Ross: An 'honor' to play in UA Game

JENKS, Okla. -- Running back Alex Ross (Jenks, Okla./Jenks) is known for his humility, for his even-keel demeanor.

For a couple of seconds Wednesday, Ross showed some emotion, and even cracked a smile.

Surrounded by his Jenks football family, Ross was presented with his jersey for the 2012 Under Armour All-America Game, to be played Jan. 5 in St. Petersburg, Fla., and televised on ESPN. It was part of the 80-stop American Family Insurance presents the Under Armour All-America Game selection tour.

When Ross thought about where he was two seasons ago, he couldn't help but grin.

Who could blame him? Nobody could have seen the potential of Ross, now an Oklahoma Sooners commit, when he was a sophomore; he wasn't even playing in the backfield. On a Jenks team loaded with top talent, the coaches initially thought defensive end was going to be the calling card for Ross, because that was going to be his best shot at getting on the field.

Wednesday showed how far Ross had come in such a little time.

"It's definitely been a crazy time," Ross said. "From being a defensive end to something like this, yeah, it's amazing how things have changed."

Despite the amount of success the Trojans program has had, Ross is the first Jenks player to make the Under Armour game.

"This is a tremendous honor," Ross said. "There have been so many great players in the past who have played in this game. This was one of my goals ... you want to be able to play in games like these. I can't wait."

Patience, though, has been part of the key to Ross' success. He was third on the running back depth chart entering his junior year. An injury to the starting running back and some eligibility issues for the backup put Ross into the No. 1 spot.

He hasn't looked back. At 6-foot-1 and 205 pounds, Ross has the size of a potentially great running back. Jenks coach Allan Trimble said Ross' speed is what makes him special.

"You can't teach his type of speed," Trimble said. "He's amazingly tough and definitely as good as any running back we've had. There's no question he can finish his career as one of the best."

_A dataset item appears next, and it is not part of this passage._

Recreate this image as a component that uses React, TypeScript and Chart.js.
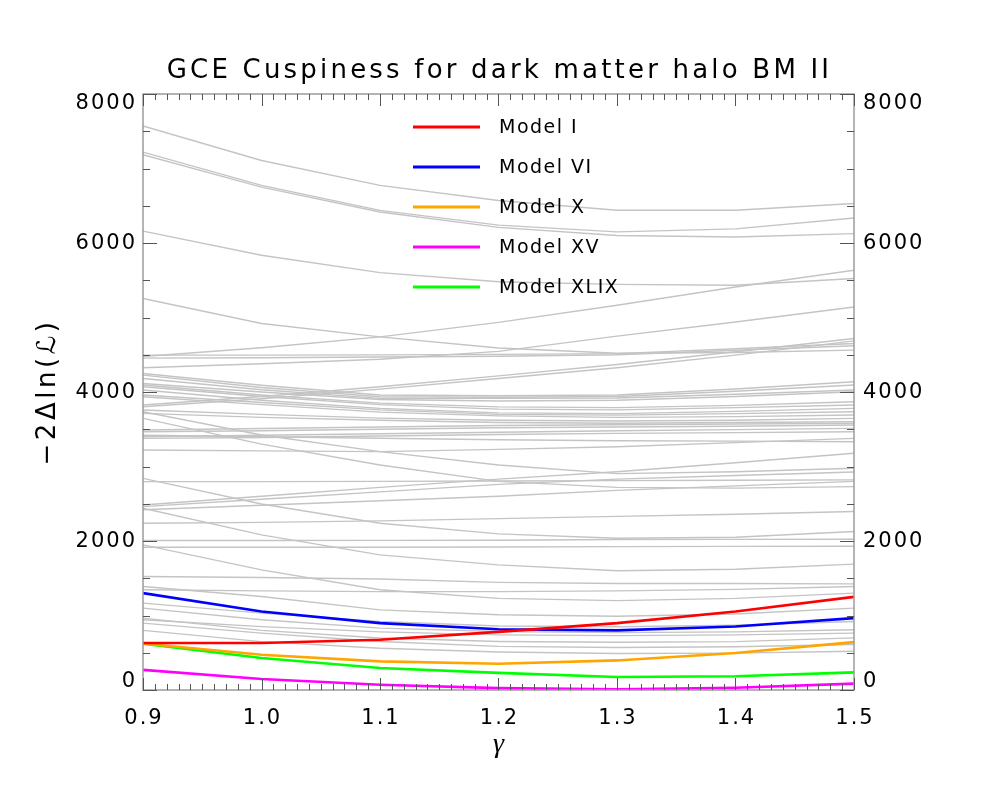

Ross exploded onto the scene after his junior year, which included rushing for 1,548 yards on 122 carries and averaging 12.7 yards per carry. He rushed for 27 touchdowns and also returned three kickoffs for scores.

Oklahoma running backs coach Cale Gundy scooped up Ross before other schools had a chance. It didn't take long for Ross, ranked No. 39 in the ESPNU 150 and No. 4 at running back, to commit to the Sooners.

He wears No. 28. That's no accident, as it was another Oklahoma No. 28 -- superstar running back Adrian Peterson -- who helped turn Ross into a Sooners fan.

His senior season has been a struggle so far. A high ankle sprain has limited Ross' effectiveness. He has sat out two of Jenks' four games and didn't practice last week.

That's where his calm personality is a plus. He's not worried about missing time, and he's not worried that his stats won't look as impressive. He knows he'll be back.

"It was good to take some time off," Ross said. "I know that everything happens for a reason. It wasn't until about Week 6 last year when I started to get a lot of carries, so it's going to be OK."

The winning tradition at Jenks cannot be matched by many schools. The Trojans have won nine of the last 15 Class 6A state championships in Oklahoma. Trimble has spoken highly of players in the past, but it's different with Ross.

"I almost consider him one of my own because he's such a good person," Trimble said. "He means so much to the program. It's just a blessing to get someone who is so humble to go with all that talent."

Bob Przybylo covers football and basketball recruiting for SoonerNation.